Foresee Issues to Resolve if You Collaborate on a Survey
Collaboration has its pluses, but it also can unleash a pack of minuses. By the term collaboration, I mean if a law firm ties up with a trade group to co-launch a survey, or a publisher joins a legal vendor. Two parties agree to jointly produce a survey-based report. Below I outline issues that collaborators ought to address – the sheer number and thorniness of them suggests how good the pluses need to be to outweigh the minuses. Collaboration Issues to be resolved could include the following:
Survey design: Who makes the final call on the questions to be asked, their type (Yes/no, required), their order, and selections for multiple choice questions (or whether to be “pick all that apply”)?
Tasks: It takes a lot of work to march through a successful survey project. That means the two contributors might want to allocate responsibilities for each step, including writing the report. As both parties tango, one needs to lead, but both must stay on beat.
Data: One or both collaborators have the right to combine the data with other data, to show trends the next year, and to analyze and present it in the first place. You can’t have competing reports! So, you need to work out control of survey data.
Findings: When the great unveil happens, who authors the press release? Who takes questions from reporters? Every decision about disclosure of the findings deserves consideration.

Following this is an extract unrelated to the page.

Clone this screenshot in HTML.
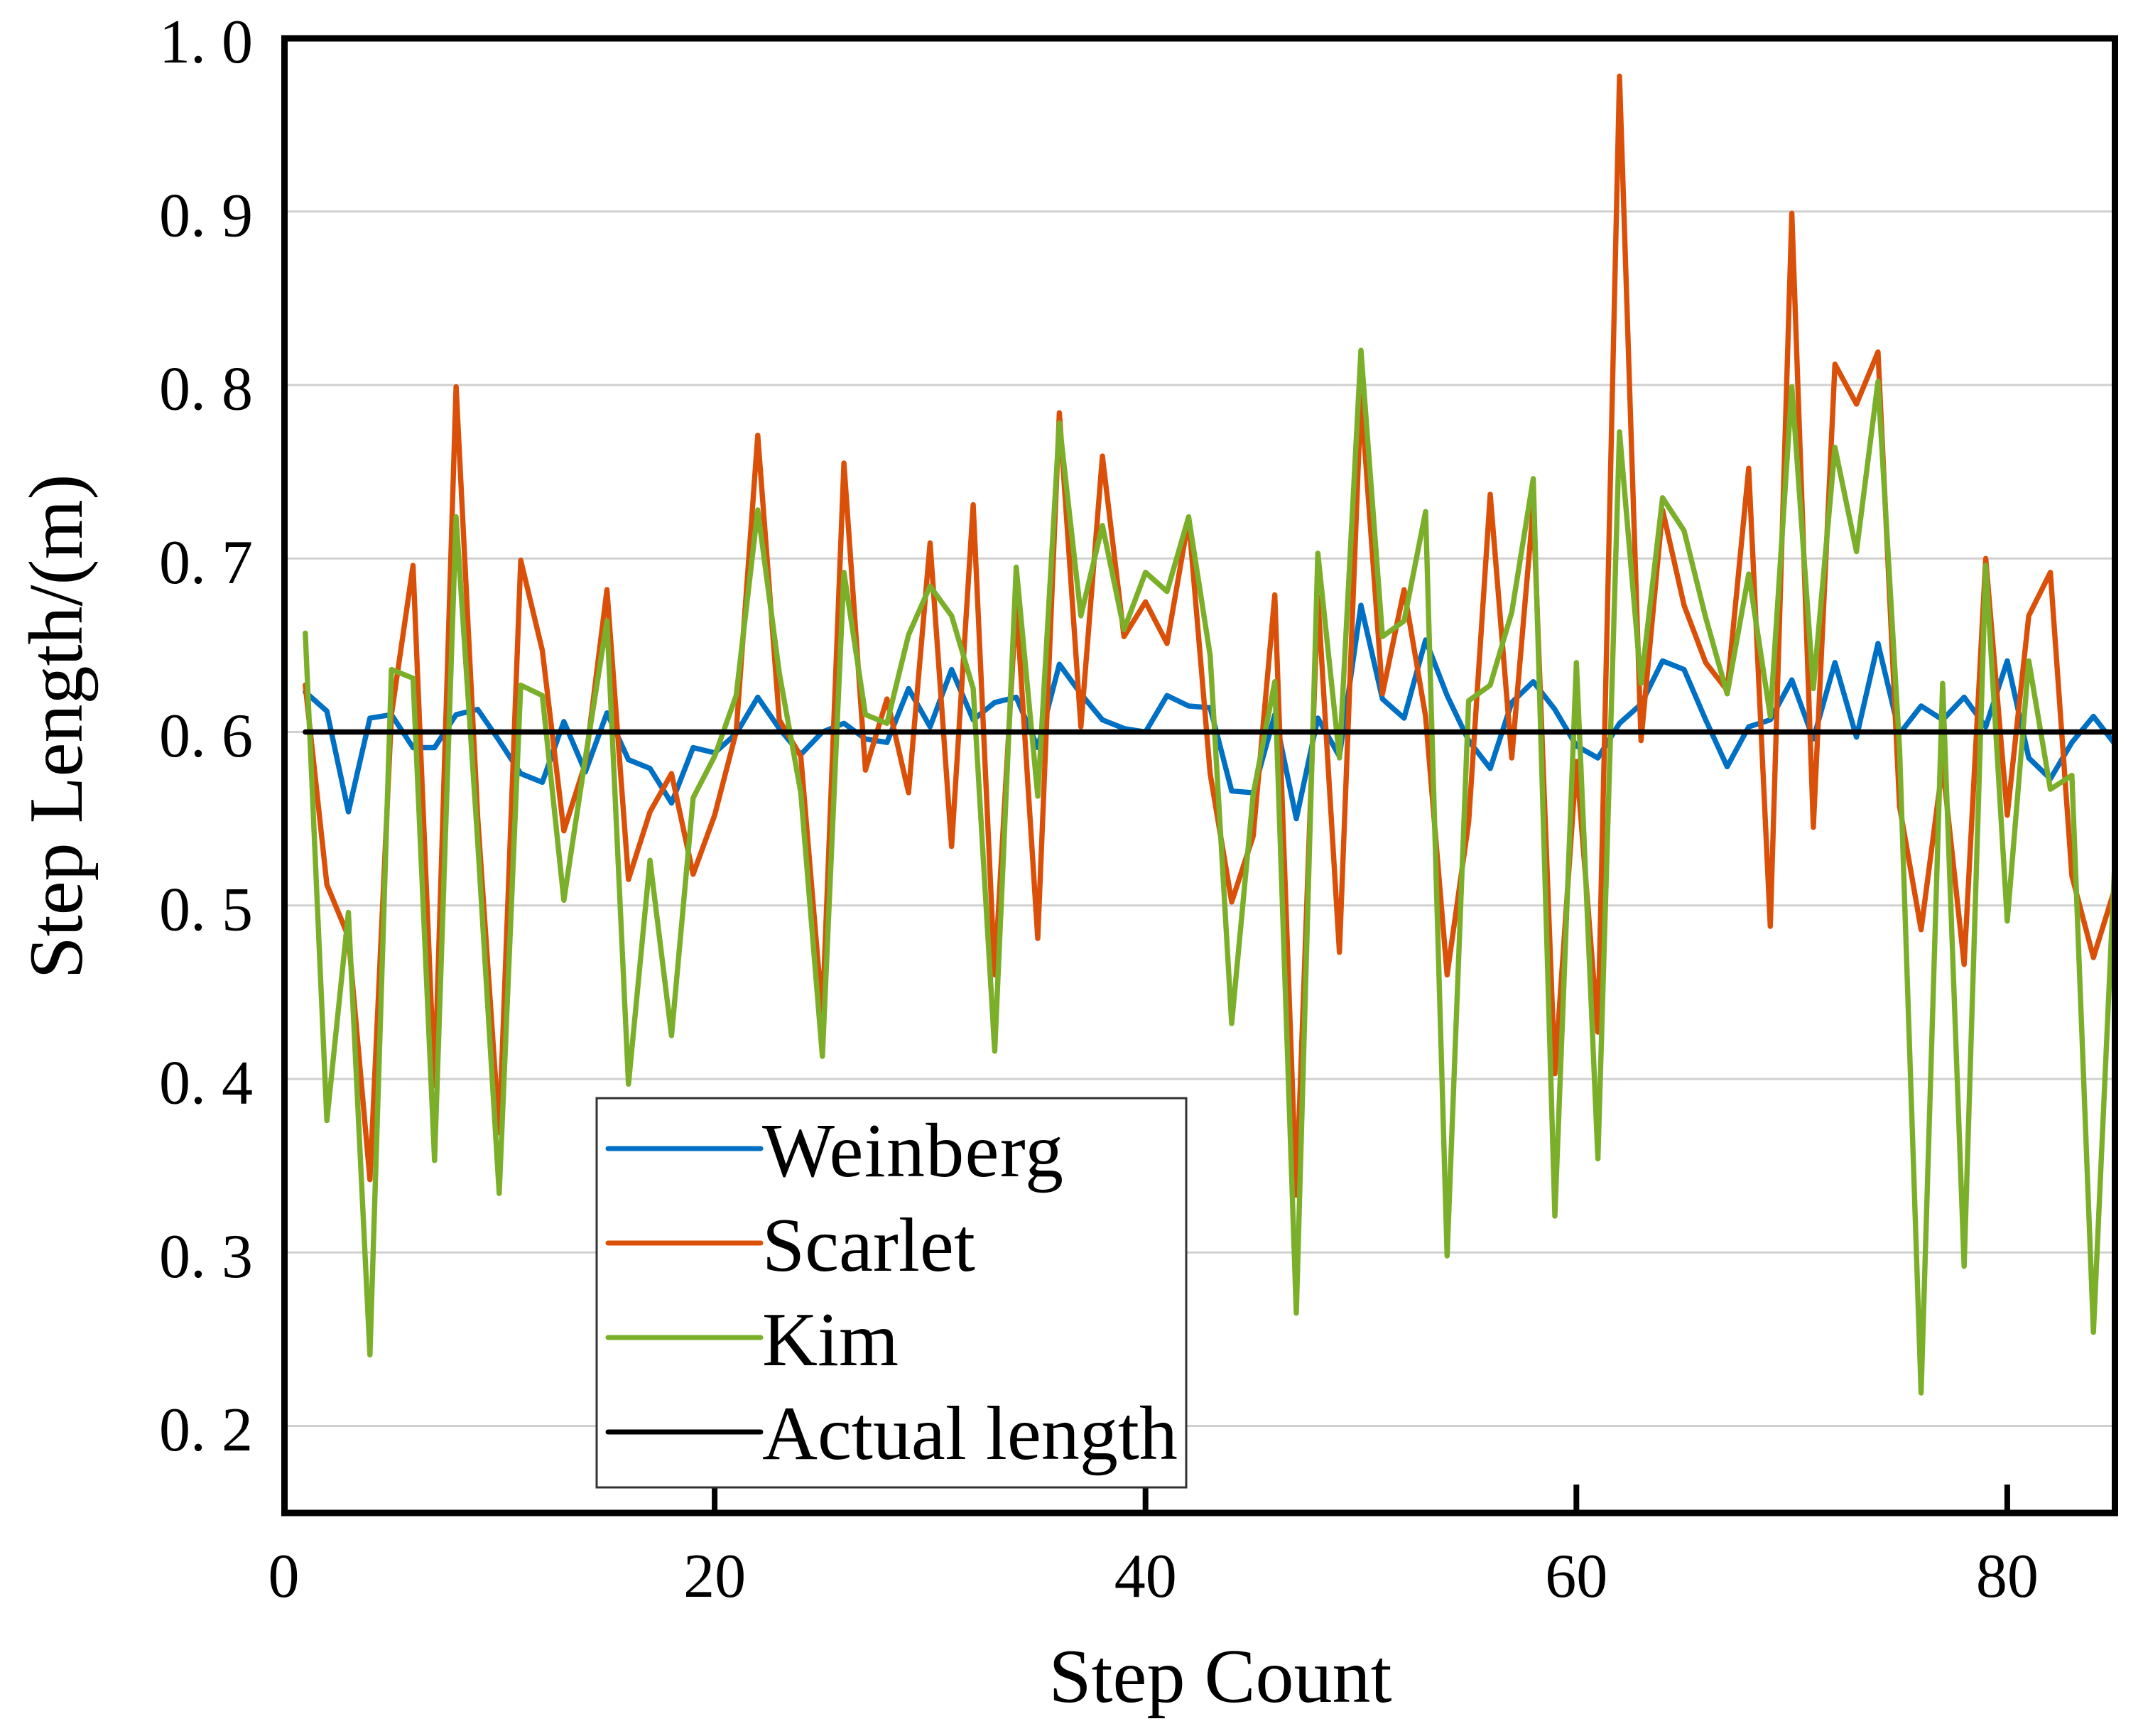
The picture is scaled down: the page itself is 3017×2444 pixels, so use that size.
<!DOCTYPE html>
<html>
<head>
<meta charset="utf-8">
<title>Step Length Chart</title>
<style>
html,body{margin:0;padding:0;background:#fff;}
svg{display:block;}
text{font-family:"Liberation Serif",serif;fill:#000;}
</style>
</head>
<body>
<svg id="chart" xmlns="http://www.w3.org/2000/svg" width="3017" height="2444" viewBox="0 0 3017 2444">
  <rect x="0" y="0" width="3017" height="2444" fill="#ffffff"/>
  <g id="grid"></g>
  <g id="ticks"></g>
  <g id="series"></g>
  <rect x="400.5" y="54" width="2577" height="2076" fill="none" stroke="#000" stroke-width="9"/>
  <g id="ylabels"></g>
  <g id="xlabels"></g>
  <text transform="translate(115,1023) rotate(-90)" text-anchor="middle" font-size="108">Step Length/(m)</text>
  <text x="1718" y="2396" text-anchor="middle" font-size="108">Step Count</text>
  <g>
    <rect x="840" y="1546" width="830" height="548" fill="#ffffff" stroke="#333" stroke-width="3"/>
    <line x1="856" y1="1617" x2="1071" y2="1617" stroke="#0070C4" stroke-width="7" stroke-linecap="round"/>
    <text x="1073" y="1656" font-size="108" textLength="424" lengthAdjust="spacing">Weinberg</text>
    <line x1="856" y1="1750" x2="1071" y2="1750" stroke="#DB5009" stroke-width="7" stroke-linecap="round"/>
    <text x="1073" y="1789" font-size="108">Scarlet</text>
    <line x1="856" y1="1883" x2="1071" y2="1883" stroke="#7BAF2A" stroke-width="7" stroke-linecap="round"/>
    <text x="1073" y="1922" font-size="108">Kim</text>
    <line x1="856" y1="2016" x2="1071" y2="2016" stroke="#000000" stroke-width="7" stroke-linecap="round"/>
    <text x="1073" y="2054" font-size="108">Actual length</text>
  </g>
</svg>
<script>
const stepCounts = [1,2,3,4,5,6,7,8,9,10,11,12,13,14,15,16,17,18,19,20,21,22,23,24,25,26,27,28,29,30,31,32,33,34,35,36,37,38,39,40,41,42,43,44,45,46,47,48,49,50,51,52,53,54,55,56,57,58,59,60,61,62,63,64,65,66,67,68,69,70,71,72,73,74,75,76,77,78,79,80,81,82,83,84,85];
const weinberg = [.623,.612,.554,.608,.610,.591,.591,.610,.613,.595,.576,.571,.606,.577,.611,.584,.579,.559,.591,.588,.599,.620,.602,.587,.600,.605,.596,.594,.625,.603,.636,.607,.617,.620,.591,.639,.622,.607,.602,.600,.621,.615,.614,.566,.565,.610,.550,.608,.586,.673,.619,.608,.653,.621,.595,.579,.617,.629,.613,.592,.585,.605,.616,.641,.636,.607,.580,.603,.607,.630,.596,.640,.597,.651,.599,.615,.607,.620,.603,.641,.585,.573,.594,.609,.593];
const scarlet = [.627,.512,.482,.342,.610,.696,.396,.799,.551,.369,.699,.647,.543,.582,.682,.515,.554,.576,.518,.552,.600,.771,.607,.586,.437,.755,.578,.619,.565,.709,.534,.731,.460,.675,.481,.784,.603,.759,.655,.675,.651,.723,.576,.502,.540,.679,.333,.678,.473,.794,.622,.682,.609,.460,.548,.737,.585,.730,.403,.583,.427,.978,.595,.728,.673,.640,.624,.752,.488,.899,.545,.812,.789,.819,.557,.486,.581,.466,.700,.552,.667,.692,.517,.470,.510];
const kim = [.657,.376,.496,.241,.636,.631,.353,.724,.537,.334,.627,.621,.503,.585,.664,.397,.526,.425,.562,.586,.621,.728,.634,.565,.413,.692,.610,.605,.656,.684,.667,.625,.416,.695,.563,.778,.667,.719,.659,.692,.681,.724,.644,.432,.564,.629,.265,.703,.585,.820,.655,.664,.727,.298,.618,.627,.669,.746,.321,.640,.354,.773,.628,.735,.716,.666,.622,.691,.609,.799,.625,.764,.704,.802,.590,.219,.628,.292,.696,.491,.641,.567,.575,.254,.527];
const actualStart = [1, 85];
const actualLength = [0.6, 0.6];
const yTickValues = [0.2,0.3,0.4,0.5,0.6,0.7,0.8,0.9,1.0];
const yTickLabels = ['0. 2','0. 3','0. 4','0. 5','0. 6','0. 7','0. 8','0. 9','1. 0'];
const xTickValues = [0,20,40,60,80];
const xTickLabels = ['0','20','40','60','80'];

const NS = 'http://www.w3.org/2000/svg';
function xScale(v){ return 399.5 + v * 30.33; }
function yScale(v){ return 53.5 + (1 - v) * 2442.5; }
function make(tag, parentId, props){
  const el = document.createElementNS(NS, tag);
  for (const k in props) el.setAttribute(k, props[k]);
  document.getElementById(parentId).appendChild(el);
  return el;
}
function drawSeries(name, xs, ys, color, width){
  const pts = ys.map(function(v, i){ return xScale(xs[i]).toFixed(1) + ',' + yScale(v).toFixed(1); }).join(' ');
  const el = make('polyline', 'series', {points: pts, fill: 'none', stroke: color, 'stroke-width': width, 'stroke-linejoin': 'round', 'stroke-linecap': 'round'});
  
  
}

yTickValues.forEach(function(v, i){
  if (v < 1) {
    const line = make('line', 'grid', {x1: 405, x2: 2973, y1: yScale(v), y2: yScale(v), stroke: '#d0d0d0', 'stroke-width': 3});
    
    
  }
  const label = make('text', 'ylabels', {x: 356, y: yScale(v) + 34.5, 'text-anchor': 'end', 'font-size': 88});
  
  
  label.textContent = yTickLabels[i];
});

xTickValues.forEach(function(v, i){
  if (v > 0) {
    const tick = make('line', 'ticks', {x1: xScale(v), x2: xScale(v), y1: 2090, y2: 2130, stroke: '#000', 'stroke-width': 8});
    
    
  }
  const label = make('text', 'xlabels', {x: xScale(v), y: 2248, 'text-anchor': 'middle', 'font-size': 88});
  
  
  label.textContent = xTickLabels[i];
});

drawSeries('series-weinberg', stepCounts, weinberg, '#0070C4', 7.4);
drawSeries('series-scarlet', stepCounts, scarlet, '#DB5009', 7.4);
drawSeries('series-kim', stepCounts, kim, '#7BAF2A', 7.4);
drawSeries('series-actual-length', actualStart, actualLength, '#000000', 7.4);
</script>
</body>
</html>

Intellectual property: You may have to hammer out who controls the words of the report and the copyright on the survey itself. What rights belong to which side regarding the text and graphics in the report? Do you stumble into the morass of shared copyright? What can be done with the content information each party contributes; can the non-contributor thereafter freely make use of it?
Marketing. This could be as simple as how much real estate in the report, and at what page, each collaborator can claim for their promotional material. Whose name leads on the cover (in fact, who decides the title of the report or the images used?)

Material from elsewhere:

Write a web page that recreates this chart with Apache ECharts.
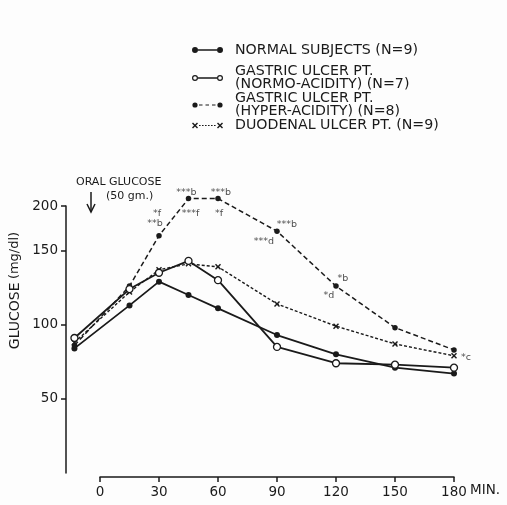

Finances: If the two sides seek revenue from selling the report or data, such as custom reports, what is the split? Who sets the charges and how do they share costs?
Distribution lists: Who can use the emails that are collected from the survey project? Are they fair game for both sides, to be written thereafter as if their own? Can they be sold?
I wouldn’t presume to recommend resolutions to any of these issues and questions. Any of them could become a quagmire of legalistic concerns and drafting. As a result, it is probably fair to say that most collaborators proceed more on trust and faith than on negotiated, memorialized terms. They realize they have a common interest and for the most part feel that the shared objective will guide them through the shoals of issues like the above. More pragmatically, whichever party came up with the idea for the survey will probably make the bulk of the decisions and be presumed to retain the most rights. The other party will focus on how they are presented in the report but will defer on tactical issues.